Cynical readers could be forgiven for reading this and thinking that there does not actually seem to be any sort of replacement for Safe Harbor at all; at least not yet. They would be right. There is not. As of this moment, there is precisely no basis on which transfers of data to the USA can be any more justified than they were when the CJEU ruled in Schrems. All the press release does is try to buy some time to persuade the various national data protection authorities and the Article 29 Working Party that they shouldn’t take any action to enforce the outcome in Schrems because things are going to better soon. No data privacy yesterday; no data privacy today; possibly (but probably not) data privacy at some unspecified time in the future which will certainly not be tomorrow.

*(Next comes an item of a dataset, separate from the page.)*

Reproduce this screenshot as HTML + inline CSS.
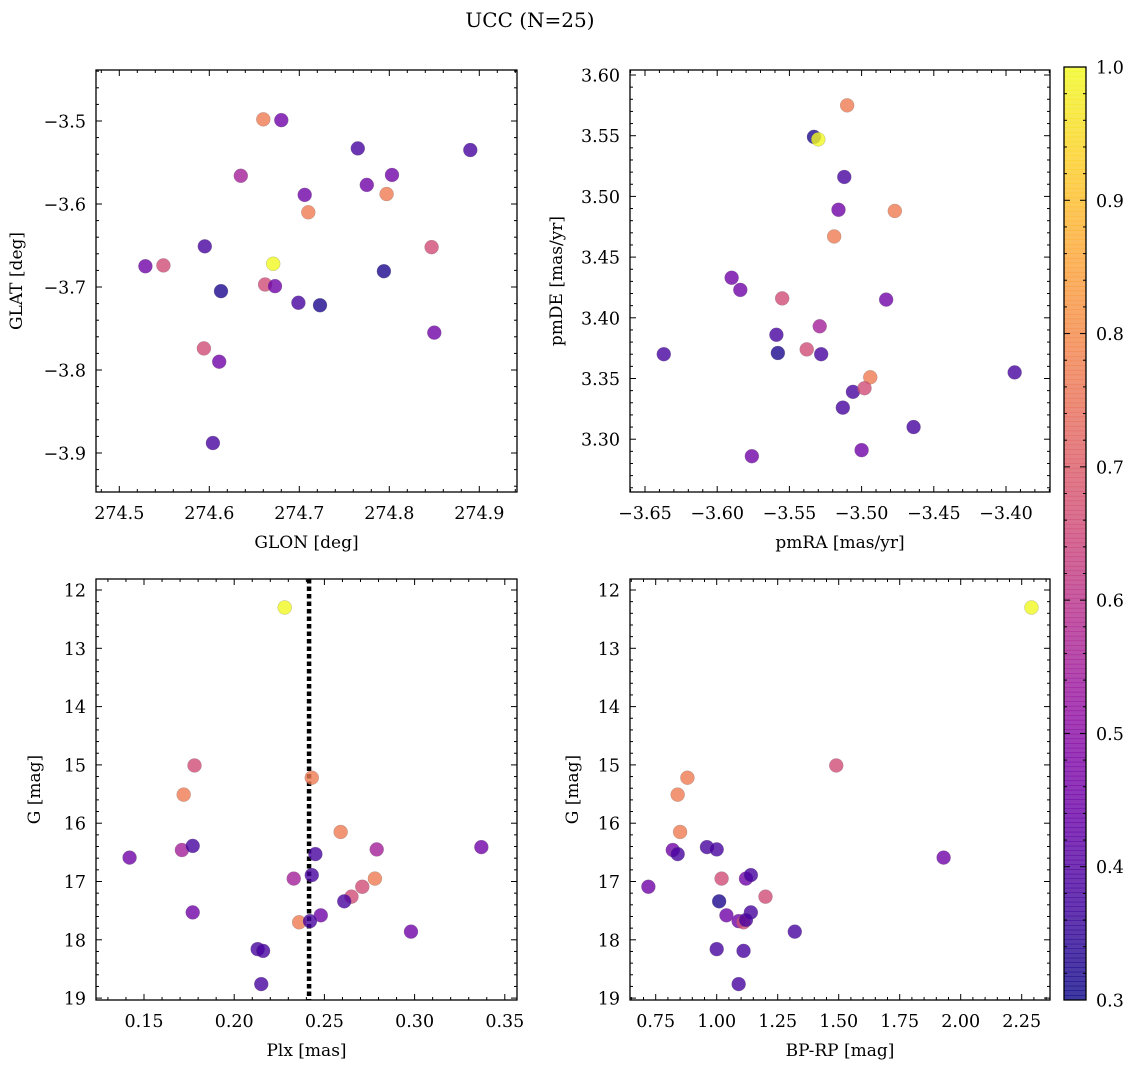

In the meantime, the alternative methods of protecting personal data which have been aired and discussed numerous times on this blog will have to be relied on. The difficulty in reaching a deal with the US is hardly surprising, and it is difficult to blame the Commission for that. The wider issues are political at their highest. But the Privacy Shield announcement doesn’t even begin to cover the cracks.

There are murmurings of proposed challenges to the Privacy Shield, which is hardly surprising given the paucity of what has been achieved, but at the moment such a challenge would be premature because there is no Shield to challenge. The real question is whether the ICO (and its European counterparts) is going to pragmatically give the Commission more time, or whether it is going to start enforcing Article 25 and the eighth data protection principle.


The Article 29 Working Party has now given its view on the Privacy Shield. It has asked for the relevant documents relied on by the Commission by the end of February to reach its own assessment on the “legal bindingness” of the arrangements. The WP made clear that the US has made steps in the right direction during negotiations with it, but that there are still real concerns over the scope of the US protections and the remedies available to EU data subjects. It stressed that transfers could not take place under Safe Harbor (although it did not make clear whether the regulators will be enforcing this) but then concluded that following its assessment of the Shield after the end of February, it would also review the compatibility of Binding Corporate Rules and Standard Contract Clauses (i.e. the only tools left for US data transfer) with the protections required in EU law in the light of the lack of adequate protection currently afforded by the US. This will cause a certain amount of alarm to data controllers, who had been advised by various sources (including the Commission) to use them instead of Safe Harbor. Also alarming, but to data subjects, is the green light from the WP to continue using them for the moment. But if the WP has concerns about how much protection the BCRs and SCCs provide in the US context, why is it nonetheless approving their use in the meantime. The reality is, of course, that the invalidation of Safe Harbor has left a huge legal and enforcement mess which cannot be fixed quickly, but which if properly enforced would mean data transfers grinding to a halt with significant implications for a large number of major companies and institutions.